Dann bin ich wieder in der SITZ-Position und frage ihn, wann denn die Kommandos MÜDE und ROLL zur Anwendung kommen.
„MÜDE,“ antwortet er, „verwende ich, wenn du dich ablegen und relaxen sollst. ROLL kann man auf Events verwenden. Es hat immer einen gewissen Aha-Effekt. Aber besonders bei Arztbesuchen verwende ich es, wenn du dich auf der Untersuchungsliege drehen sollst.“
„Bei Arztbesuchen?!“
Ich bin vielleicht etwas lauter als üblich und schaue ihn entsetzt an.
„Nicht bei normalen Ärzten,“ beschwichtigt Dieter. „Aber es gibt da mindestens einen Arzt, der mit der Szene vertraut ist. Dort kann ich dir einen Heimtier-Ausweis ausstellen lassen.“
„Du befürwortest Doktorspiele?“
„Hast du schon einmal Doktorspiele mitmachen müssen?“
„Ja, meinem Dom gefiel es,“ sage ich leise.
„Und du magst es nicht, wie ich an deiner Reaktion erkenne. Keine Angst! Ich bin dabei und stoppe den Arzt, bevor er dich derart benutzt. Zum Erlangen eines Heimtierausweises ist es nicht nötig, mit all diesen Instrumenten an dir herum zu spielen! Auch mache ich das nicht ohne dein Einverständnis. Es wird also in den nächsten Monaten, vielleicht Jahren, nicht geschehen!“
Ich atme tief ein.
„Dein Wort in Gottes Ohr…“
„Du kannst mir vertrauen,“ meint er, doch mein Engagement in der Sache ist merklich abgekühlt.

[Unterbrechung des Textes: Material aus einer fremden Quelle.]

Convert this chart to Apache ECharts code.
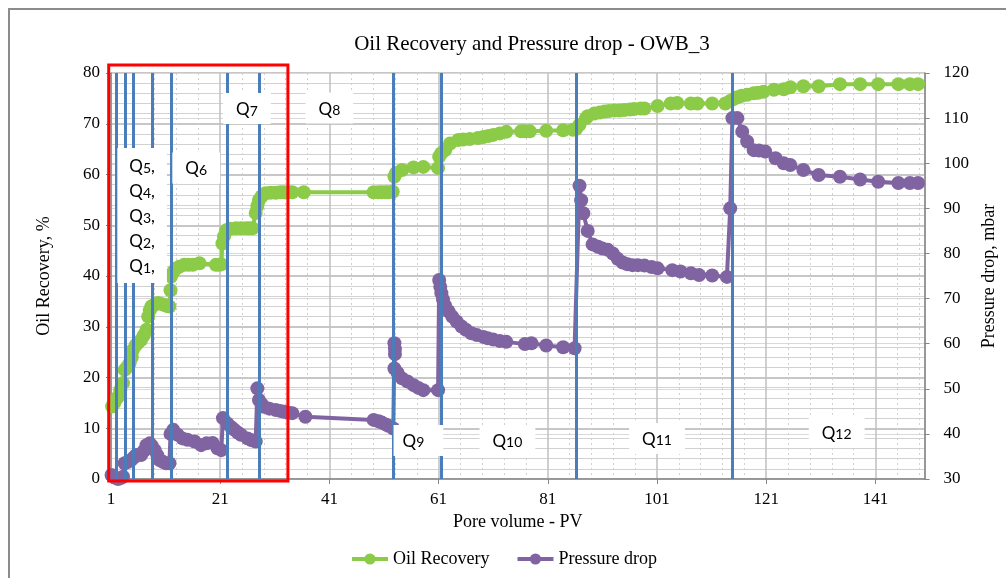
<!DOCTYPE html>
<html><head><meta charset="utf-8">
<script src="https://cdn.jsdelivr.net/npm/echarts@6/dist/echarts.min.js"></script>
<style>html,body{margin:0;padding:0;background:#fff}#c{width:1006px;height:578px}</style>
</head><body><div id="c"></div>
<script>
// ---------- data ----------
const chartTitle = 'Oil Recovery and Pressure drop - OWB_3';
const xTickLabels = [1, 21, 41, 61, 81, 101, 121, 141];
const seriesNames = ['Oil Recovery', 'Pressure drop'];
// [pore volume PV, oil recovery %]
const oilRecovery = [[1.2,14.3],[1.6,15.0],[2.0,15.8],[2.3,16.2],[2.7,17.5],[3.2,18.9],[3.5,21.5],[3.9,22.0],[4.4,22.8],[4.8,24.0],[5.0,25.4],[5.5,26.3],[5.9,26.8],[6.5,27.4],[7.0,28.3],[7.5,29.4],[7.8,32.0],[8.1,33.2],[8.4,34.0],[8.9,34.3],[9.6,34.7],[10.2,34.5],[10.8,34.3],[11.3,34.1],[11.7,34.0],[11.9,37.2],[12.0,39.9],[12.4,40.8],[12.9,41.5],[13.5,41.8],[14.4,42.2],[15.2,42.2],[16.0,42.2],[17.2,42.5],[20.2,42.2],[20.8,42.2],[21.2,42.3],[21.4,46.4],[21.7,47.8],[22.1,49.0],[22.8,49.3],[23.9,49.4],[24.8,49.4],[25.7,49.4],[26.3,49.4],[26.9,49.4],[27.5,52.4],[27.8,53.8],[28.1,55.0],[28.6,55.7],[29.3,56.3],[30.2,56.4],[31.2,56.4],[32.0,56.5],[32.7,56.5],[33.5,56.5],[34.2,56.5],[36.3,56.5],[49.1,56.5],[50.0,56.5],[50.6,56.5],[51.3,56.5],[51.8,56.5],[52.6,56.6],[52.9,59.6],[53.2,60.3],[54.3,60.9],[56.4,61.4],[58.2,61.5],[60.9,61.3],[61.1,63.5],[61.5,64.2],[62.2,64.8],[63.1,66.1],[64.6,66.8],[65.5,66.9],[66.7,67.0],[68.2,67.2],[69.2,67.4],[70.1,67.6],[71.0,67.8],[72.2,68.1],[73.4,68.4],[76.1,68.5],[76.8,68.5],[77.7,68.5],[80.7,68.6],[83.8,68.7],[85.6,68.8],[86.2,69.0],[86.8,69.8],[88.0,71.1],[88.3,71.5],[89.5,72.0],[90.5,72.2],[91.4,72.4],[92.2,72.5],[93.2,72.6],[94.1,72.6],[95.0,72.7],[96.0,72.8],[96.8,72.9],[98.0,73.0],[98.7,73.0],[101.1,73.5],[103.5,74.0],[104.7,74.1],[107.2,74.0],[108.4,74.0],[111.1,74.0],[113.5,74.0],[114.4,74.5],[115.1,74.9],[115.7,75.2],[116.5,75.5],[117.5,75.7],[118.7,76.0],[119.5,76.1],[120.5,76.3],[122.4,76.7],[124.2,76.8],[125.4,77.2],[127.8,77.4],[130.6,77.4],[134.5,77.8],[138.2,77.8],[141.5,77.8],[145.2,77.8],[147.3,77.8],[148.8,77.8]];
// [pore volume PV, pressure drop mbar]
const pressureDrop = [[1.1,30.9],[1.7,30.3],[2.3,30.0],[2.8,30.2],[3.2,30.5],[3.5,33.5],[4.1,33.8],[4.7,34.2],[5.2,34.8],[5.6,35.3],[6.5,35.3],[7.0,36.2],[7.5,37.5],[8.1,37.9],[8.5,37.3],[9.0,36.4],[9.5,35.2],[9.9,34.2],[10.5,33.8],[11.1,33.5],[11.7,33.5],[11.9,40.0],[12.4,40.9],[13.2,39.8],[14.1,39.0],[15.0,38.7],[16.3,38.3],[17.5,37.5],[18.5,37.9],[19.6,38.0],[20.5,36.8],[21.2,36.4],[21.5,43.5],[22.3,42.3],[23.0,41.5],[23.6,40.9],[24.2,40.3],[24.8,39.8],[26.0,39.0],[26.8,38.6],[27.5,38.3],[27.8,50.1],[28.1,47.5],[28.6,46.6],[29.0,46.0],[30.0,45.6],[31.2,45.3],[32.0,45.1],[32.7,44.9],[33.5,44.7],[34.2,44.6],[36.6,43.8],[49.1,43.1],[50.0,42.8],[50.6,42.5],[51.3,42.1],[51.8,41.8],[52.7,41.2],[52.9,60.1],[53.0,58.8],[53.0,57.7],[52.9,54.5],[53.5,53.5],[54.3,52.3],[55.3,51.6],[56.4,50.8],[57.3,50.2],[58.2,49.7],[60.9,49.7],[61.1,74.1],[61.3,72.6],[61.5,71.2],[61.8,69.8],[62.2,68.4],[62.8,67.2],[63.5,66.0],[64.3,64.9],[65.2,63.8],[66.0,63.1],[67.0,62.3],[68.0,61.9],[69.2,61.5],[70.0,61.2],[71.0,60.9],[72.2,60.6],[73.4,60.4],[76.8,59.9],[78.0,60.1],[80.7,59.6],[83.8,59.2],[85.9,59.0],[86.8,95.0],[87.1,91.8],[87.5,88.9],[88.3,85.0],[89.2,82.0],[90.2,81.5],[91.0,81.1],[92.0,80.8],[92.9,80.0],[93.8,78.8],[94.7,78.0],[95.6,77.6],[96.5,77.4],[97.5,77.4],[98.7,77.3],[100.0,77.0],[101.1,76.7],[103.8,76.3],[105.3,76.0],[107.2,75.6],[108.7,75.2],[111.1,75.1],[113.8,74.8],[114.4,90.0],[114.8,110.0],[115.7,110.0],[116.6,107.0],[117.5,104.8],[118.7,102.9],[119.7,102.8],[120.8,102.6],[122.7,101.1],[124.2,100.0],[125.4,99.6],[127.8,98.5],[130.6,97.4],[134.5,97.0],[138.2,96.4],[141.5,95.9],[145.2,95.6],[147.3,95.6],[148.8,95.6]];
// PV where the flow rate changes (vertical lines)
const rateChangePV = [1.9, 3.6, 5.0, 8.5, 12.0, 22.2, 28.1, 52.6, 61.4, 86.2, 114.7];
// rate step names
const stepNames = [['Q','5'],['Q','4'],['Q','3'],['Q','2'],['Q','1']];
const otherSteps = [['Q','6'],['Q','7'],['Q','8'],['Q','9'],['Q','10'],['Q','11'],['Q','12']];

// ---------- build ----------
const X0 = 1; // axis counts from PV 1
const toX = p => p - X0;
const serif = 'Liberation Serif';
const qFont = 'Lato';
const sub = s => '{q|' + s[0] + '}{s|' + s[1] + '}';

// annotation anchors (PV, Oil recovery %) for the step labels, and their box paddings
const stackAnchor = [6.7, 51.9];
const stepAnchors = [[16.6, 61.3], [25.9, 73.0], [41.0, 73.1], [57.3, 7.6], [73.6, 7.6], [101.0, 8.0], [133.9, 9.2]];
const stepPads = [[8, 13, 6, 13], [8, 13, 6, 13], [8, 13, 6, 13], [8, 19, 6, 9], [8, 13, 6, 13], [8, 13, 6, 13], [8, 13, 6, 13]];

const richQ = {
  q: { fontFamily: qFont, fontSize: 17, color: '#000', opacity: 1 },
  s: { fontFamily: qFont, fontSize: 14, color: '#000', opacity: 1, padding: [3, 0, 0, 0] }
};
const labelData = [{
  value: [toX(stackAnchor[0]), stackAnchor[1]],
  label: { formatter: stepNames.map(s => sub(s) + '{q|,}').join('\n'), lineHeight: 25, padding: [6, 12, 4, 12] }
}].concat(otherSteps.map((s, i) => ({
  value: [toX(stepAnchors[i][0]), stepAnchors[i][1]],
  label: { formatter: sub(s), padding: stepPads[i] }
})));

const chart = echarts.init(document.getElementById('c'), null, { renderer: 'canvas' });
const option = {
  backgroundColor: '#fff',
  animation: false,
  title: {
    text: chartTitle, left: 527, top: 29, textAlign: 'center',
    textStyle: { fontFamily: serif, fontSize: 21, fontWeight: 'normal', color: '#000' }
  },
  legend: {
    data: seriesNames, left: 345, top: 545, itemWidth: 36, itemHeight: 14, itemGap: 26,
    lineStyle: { width: 4 },
    textStyle: { fontFamily: serif, fontSize: 18, color: '#000' }
  },
  grid: { left: 111, right: 78, top: 73, bottom: 99, containLabel: false },
  xAxis: {
    type: 'value', min: 0, max: 149, interval: 20,
    name: 'Pore volume - PV', nameLocation: 'middle', nameGap: 34,
    nameTextStyle: { fontFamily: serif, fontSize: 18, color: '#000' },
    axisLine: { show: true, lineStyle: { color: '#868686', width: 1.5 } },
    axisTick: { show: true, length: 5, lineStyle: { color: '#868686' } },
    axisLabel: {
      margin: 12, fontFamily: serif, fontSize: 17, color: '#000', showMaxLabel: false,
      formatter: v => (xTickLabels.indexOf(v + X0) >= 0 ? String(v + X0) : '')
    },
    splitLine: { show: true, lineStyle: { color: '#BFBFBF', width: 1.5 } },
    minorTick: { show: false, splitNumber: 5 },
    minorSplitLine: { show: true, lineStyle: { color: '#CFCFCF', width: 1, type: [2, 3] } }
  },
  yAxis: [{
    type: 'value', min: 0, max: 80, interval: 10, position: 'left',
    name: 'Oil Recovery, %', nameLocation: 'middle', nameGap: 58, nameRotate: 90,
    nameTextStyle: { fontFamily: serif, fontSize: 18, color: '#000' },
    axisLine: { show: true, lineStyle: { color: '#868686', width: 1.5 } },
    axisTick: { show: true, length: 5, lineStyle: { color: '#868686' } },
    axisLabel: { margin: 11, fontFamily: serif, fontSize: 17, color: '#000' },
    splitLine: { show: true, lineStyle: { color: '#B5B5B5', width: 1.5 } },
    minorTick: { show: false, splitNumber: 5 },
    minorSplitLine: { show: true, lineStyle: { color: '#D2D2D2', width: 1 } }
  }, {
    type: 'value', min: 30, max: 120, interval: 10, position: 'right',
    name: 'Pressure drop, mbar', nameLocation: 'middle', nameGap: 54, nameRotate: 90,
    nameTextStyle: { fontFamily: serif, fontSize: 18, color: '#000' },
    axisLine: { show: true, lineStyle: { color: '#868686', width: 1.5 } },
    axisTick: { show: true, length: 5, lineStyle: { color: '#868686' } },
    axisLabel: { margin: 19, fontFamily: serif, fontSize: 17, color: '#000' },
    splitLine: { show: true, lineStyle: { color: '#D9D9D9', width: 1 } }
  }],
  series: [{
    name: seriesNames[0], type: 'line', yAxisIndex: 0, z: 2, clip: false,
    data: oilRecovery.map(d => [toX(d[0]), d[1]]),
    symbol: 'circle', symbolSize: 14, showAllSymbol: true,
    itemStyle: { color: '#8CCB48' }, lineStyle: { color: '#8CCB48', width: 4 }
  }, {
    name: seriesNames[1], type: 'line', yAxisIndex: 1, z: 2, clip: false,
    data: pressureDrop.map(d => [toX(d[0]), d[1]]),
    symbol: 'circle', symbolSize: 14, showAllSymbol: true,
    itemStyle: { color: '#8064A2' }, lineStyle: { color: '#8064A2', width: 4 }
  }, {
    name: 'rate changes', type: 'line', yAxisIndex: 0, z: 5, data: [],
    markLine: {
      silent: true, symbol: ['none', 'none'], animation: false,
      label: { show: false },
      lineStyle: { color: '#4A7EBB', width: 3, type: 'solid' },
      emphasis: { disabled: true },
      data: rateChangePV.map(p => ({ xAxis: toX(p) }))
    }
  }, {
    name: 'steps', type: 'scatter', yAxisIndex: 0, z: 10, silent: true,
    symbolSize: 2, itemStyle: { color: 'rgba(255,255,255,0)' },
    label: {
      show: true, position: 'inside', backgroundColor: '#fff', color: '#000', opacity: 1,
      fontFamily: qFont, fontSize: 17, rich: richQ
    },
    labelLayout: { hideOverlap: false },
    data: labelData
  }]
};
chart.setOption(option);

// red highlight box around the low-rate steps (in data coordinates)
const boxPV = [0.58, 33.4], boxOR = [-0.4, 81.6];
const p1 = chart.convertToPixel({ xAxisIndex: 0, yAxisIndex: 0 }, [toX(boxPV[0]), boxOR[1]]);
const p2 = chart.convertToPixel({ xAxisIndex: 0, yAxisIndex: 0 }, [toX(boxPV[1]), boxOR[0]]);
chart.setOption({
  graphic: [{
    type: 'rect', z: 100, silent: true,
    shape: { x: p1[0], y: p1[1], width: p2[0] - p1[0], height: p2[1] - p1[1] },
    style: { fill: 'none', stroke: '#FF0000', lineWidth: 3 }
  }, {
    type: 'rect', z: 100, silent: true,
    shape: { x: 9, y: 9, width: 1010, height: 600 },
    style: { fill: 'none', stroke: '#8C8C8C', lineWidth: 2 }
  }]
});
</script>
</body></html>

Er muss mein Zurückweichen wohl spüren, denn er sagt nach einer Weile:
„Langsam ist es Abend und damit Zeit zum Abendessen. Dazu kannst du mir wieder als Zweibeiner in der Küche helfen, wenn du magst. Danach schauen wir ein oder zwei DVDs, die du dir aus meiner Sammlung aussuchen darfst. Dann dürfte auch schon Schlafenszeit sein.“

*

Lena hat mich nach dem Kommandotraining gefragt. Dazu brauche ich Lock- und Belohnungsmittel. Ich weiß, dass sie Erdnüsse sehr mag, also gehe ich in die Küche und bringe sie ins Wohnzimmer.
„Einige der Kommandos nutzen dafür die Gestik der Hunde. Zum Beispiel die Spielverbeugung, die du heute kennengelernt hast. Will man nun an einem Dog-Agility-Event teilnehmen und mit seinem Doggie etwas vorführen, dann steht meist eine Verbeugung am Ende des ‚Spiels‘, nicht an dessen Beginn,“ erkläre ich ihr.

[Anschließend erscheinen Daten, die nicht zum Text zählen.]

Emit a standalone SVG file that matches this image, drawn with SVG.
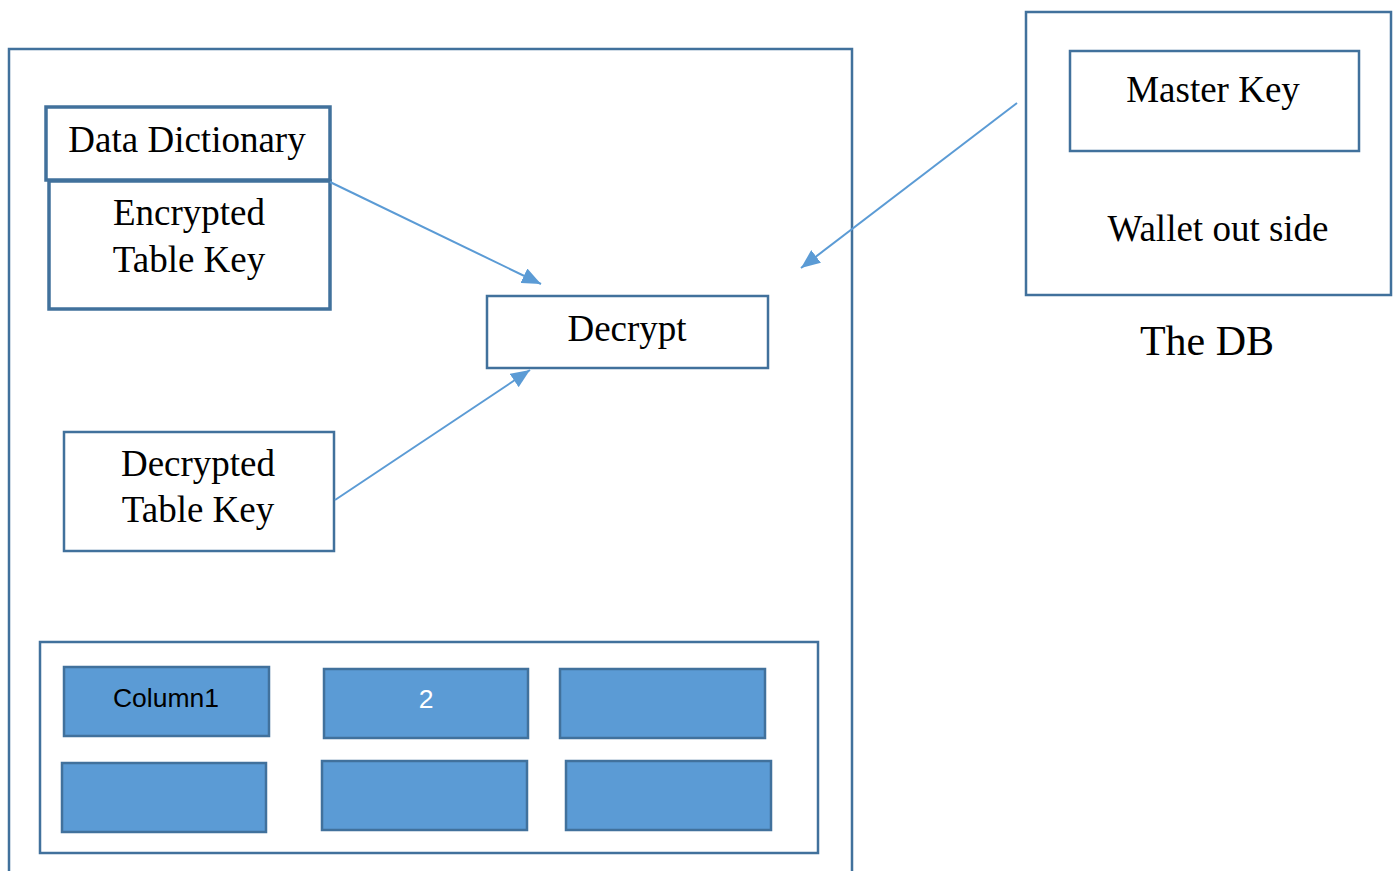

Lena schaut mich aufmerksam an. Ich nehme eine Erdnuss zwischen die Finger und zeige sie ihr. Dann führe ich sie langsam nach unten und hinten, also in Richtung ihrer Brust. Lena folgt dem Leckerli mit den Augen, dreht den Kopf und geht dafür automatisch in die Verbeugungsstellung. Nun bekommt sie ihr Leckerli und ich sage „CHERIE“. Dabei verbeuge ich mich ebenfalls und mache eine ausladende Handbewegung. Dies wiederhole ich ein paar Mal, bis Lena ihren Namen und meine Geste zusammen als Kommando zum Verbeugen begreift. Jetzt lobe ich sie freudig und streichele sie zart.
„Genauso der nonverbalen Kommunikation entnommen ist das Kommando GIB PFÖTCHEN,“ erkläre ich ihr dann. „Es entstammt dem Milchtritt des Welpen. Damit wird beim Muttertier der Milchfluss angeregt. Als Kommando gebraucht, soll eine wohlwollende Stimmung zwischen Hund und Mensch, die sich noch nicht kennen, erzeugt werden. Bei sich fremden Doggie und Mensch gilt das Gleiche.“
Ich zeige ihr schrittweise, wie ich mir die korrekte Ausführung des Kommandos vorstelle und freue mich über die Wißbegierigkeit meiner Doggie Cherie.
„Nun komme ich zu einigen speziellen Kommandos,“ sage ich dann.
Ich kommandiere SITZ und befestige eine lange Laufleine an ihrem Halsband. Als das erledigt ist, sage ich FREI.
Lena schaut mich kurz an und ich nicke ihr aufmunternd zu. Sie beginnt sich im Wohnzimmer zu bewegen, wie es ihr spontan in den Sinn kommt. Ich lasse sie gewähren. Als sie sich Tapsy zu nähern beginnt, sage ich in bestimmten Tonfall NEIN und ziehe kurz an der Leine. Lena stoppt ihre Aktion und schaut ängstlich verwundert zu mir auf. Ich gehe zu ihr hin, setze mich neben sie auf den Boden und nehme sie in den Arm.